We need your help, especially folks involved in building tools and methods. I am tagging @Chris_Knoll, @anthonysena, @Frank, @gregk, @pavgra, @schuemie, but there are a whole lot more folks who should have an opinion:
With CDM V6 we have a proposal to fix one of the shortcomings and turn it into a full information model. This requires that it can do self-reference to any CDM structure dynamically in the data. In particular, we want to replace the rather unspecific Domains with concepts for all table and fields. As a consequence, we can link records between any tables together, like in FACT_RELATIONSHIP or in the upcoming EPISODE table. Episodes will be like Cohorts and Eras, but have Fact Relationship-type links to the events that belong to it. These links will work through the combination of a table_concept_id and and event_id (the foreign key in that table).
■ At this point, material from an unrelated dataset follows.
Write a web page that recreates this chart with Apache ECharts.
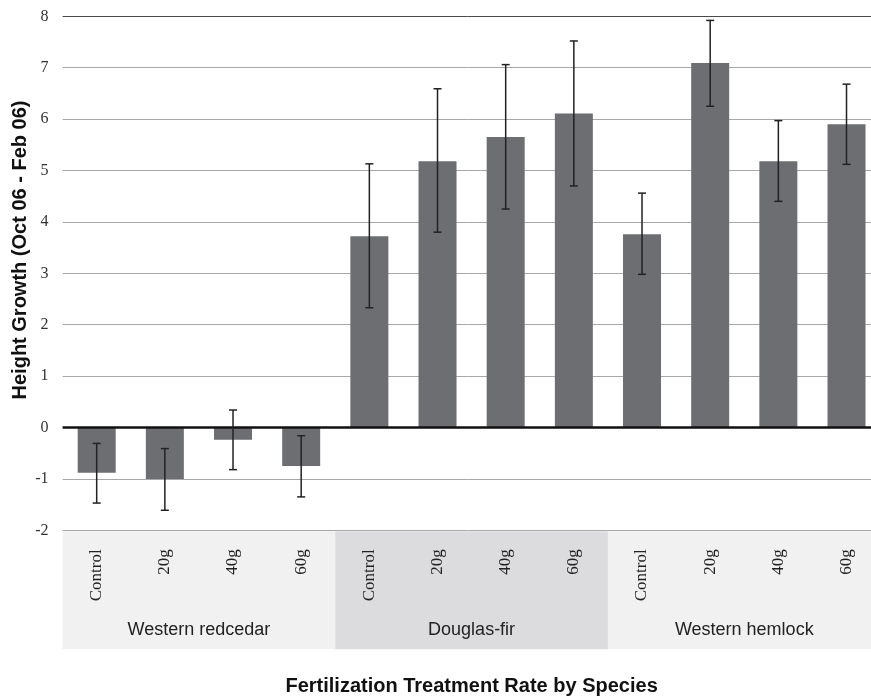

Alternatively, it could be a field_concept_id and event_id.
But there is another use case we can cover: Tracking CDM versions for OHDSI tools. An application like ATLAS, or any of the methods, is built with a certain version in mind. When we have the METADATA table properly implemented it could check for the version number and refuse to start up in the wrong one. However, that may not be smart, since older and newer versions might be compatible enough for what the tool is trying to do. But how does the tool know when it can safely use the data?
Of course, the developers could now go through all the DDLs and figure out and test and test, but that is not realistic. Here is a potential solution:
- Each table and each concept is represented by a concept as proposed. When the table or field definition changes a new concept gets made.
- There is another concept for each CDM version. All table and field concepts that are active for that version have a record in CONCEPT_RELATIONSHIP linking them to the CDM concept (relationship_id = ‘belongs to’ or something like that). If a field concept doesn’t change between versions it will have a link to both.
So, when a tool gets released, it should capture all concepts for the tables and fields it touches. Let’s say person.person_id, person.year_of_birth, condition_occurrence.condition_concept_id and drug_exposure.drug_concept_id. To check whether it’s safe to run on a given CDM, all it has to do is to pull the concepts linked to the CDM version concept mentioned in METADATA and check whether those 4 are all in that list. If yes, the CDM is compatible and the tool can launch. If not, it’s not safe.
Does that make sense?
If yes, we need answers to the following questions:
What constitutes “change of a table” and “change of a field”? Is going from integer to big_int a change? Nullable to not nullable? Change of field name?
Do we even need a table concept? Aren’t we always referring to a certain field?
Which database flavor should we use? Or should we have table and field concepts for each flavor, and their life cycle could be different?